Despite the fact that I bake almost to an embarrassing extent, as frequently as daily on holidays, we do still consume quite a lot of storebought baked goods. And I may or may not have thrown a few hissy fits at missing out the opportunity to recreate these baked goods at home. One of the things I remember that we used to order all the time from a lady in our townhouse was swiss rolls, which inspired me in my early days of baking to try my hand at them.
Some of these earlier attempts failed miserably, as you might expect; and some turned out more edible and gave me enough confidence to keep on wasting ingredients. Over these years I’ve come to love making some flavours more than others – matcha, coffee, and taro most of all. Something about the pretty lilac contrasted against the cake roll is so inviting that it keeps me coming back to better the recipe and method.
If you’ve never had sweet taro (or savoury, for that matter, it goes amazingly well steamed underneath some pork ribs), this would be a wonderful opportunity to try it in a recipe where it comes through at just the right depth. It may well just become your favourite root vegetable.

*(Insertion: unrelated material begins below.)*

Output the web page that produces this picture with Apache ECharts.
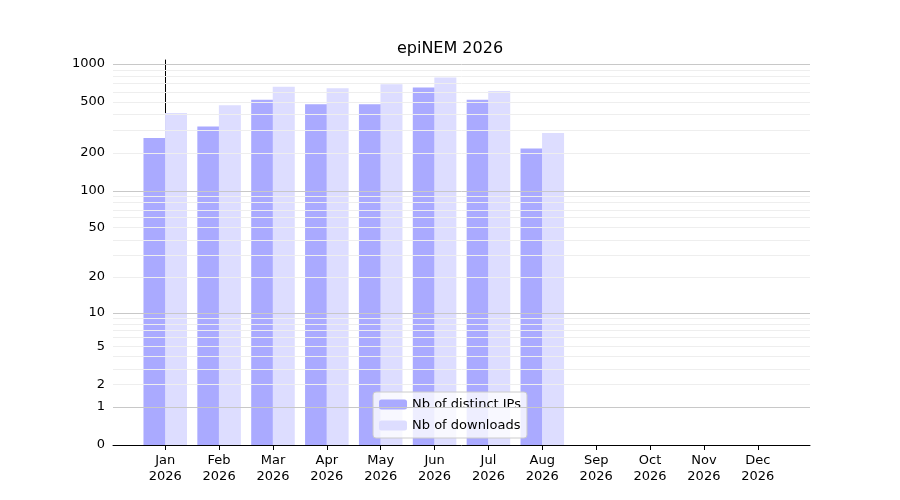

As you can tell, I’m terrible at rolling swiss rolls, no matter which method I use, and I’ve tried many. The rolling pin method is great but somehow I always get scared that the filling would squish out that I end up not tightening enough. However, to my delight no cracks appeared at all, yay! I find that the popular tea towel and icing sugar trick doesn’t really work its foolproof magic for me, in addition to being messy. I forget who, perhaps it was Stella from Bravetart, suggested that cracking had to do with loss of moisture and in turn if you keep the cake moist it shouldn’t crack, and it worked! All I did was place a sheet of baking paper over the cooling cake to prevent sticking, and then drape a tea towel over it.
Taro swiss roll (makes one 33cm roll)
For the chiffon cake:
54g or 3 egg yolks
pinch of salt
45g mild-flavoured vegetable oil
90g flour (I used cake flour)
1/2 tsp baking powder
117g or 3 egg whites
64g caster sugar
For the taro filling:
300g raw peeled taro
80g heavy cream
Preheat the oven to 175°C/347°F. Line a 21.5 x 33cm rectangular pan (or similar capacity).
For the cake, whisk the yolks with sugar and salt until the sugar has dissolved and the yolks turn a paler colour. Slowly trickle in the oil while whisking to emulsify, then mix in the milk. Sift the flour and baking powder together and add them to the wet mix. Starting slow, whisk the egg whites by themselves until bubbles form, then gradually increase the speed and slowly add in the sugar until the egg whites are glossy, somewhere between soft and stiff peaks. In several additions, fold the egg whites into the flour mixture until no more streaks of white are visible.
Transfer the batter into the prepared pan, smooth out the top and bake for approx. 15 minutes until the middle feels springy to the touch. Leave in the pan for 10 minutes, then move to a wire rack to cool completely, covered by a tea towel.
Thinly slice or dice the peeled taro, and steam for 20-30 minutes until able to be mashed. Pass the steamed taro through a sieve if you prefer a finer texture, and mix with butter. Beat the heavy cream with sugar to soft peaks, and fold into the cooled taro.
Depending on which side of the cake you want to use, you may want to flip it upside down onto another sheet of baking paper. Spread the filling evenly over the top, leaving a 1cm circumference. To roll, I find it easiest to place a rolling pin underneath the start of the long edge of the cake to guide it forward. Do a tight first roll, when you get to the top, pull the paper away from you and the pin towards you to tighten. Keep going till the end and tighten again with the pin touching the work surface. Leave the paper on, and place the whole thing carefully in a sealed bag or cling film. Chill the roll so that it can firm up, at least 2 hours. Slice off the ends, eat them, and proceed with slicing the rest.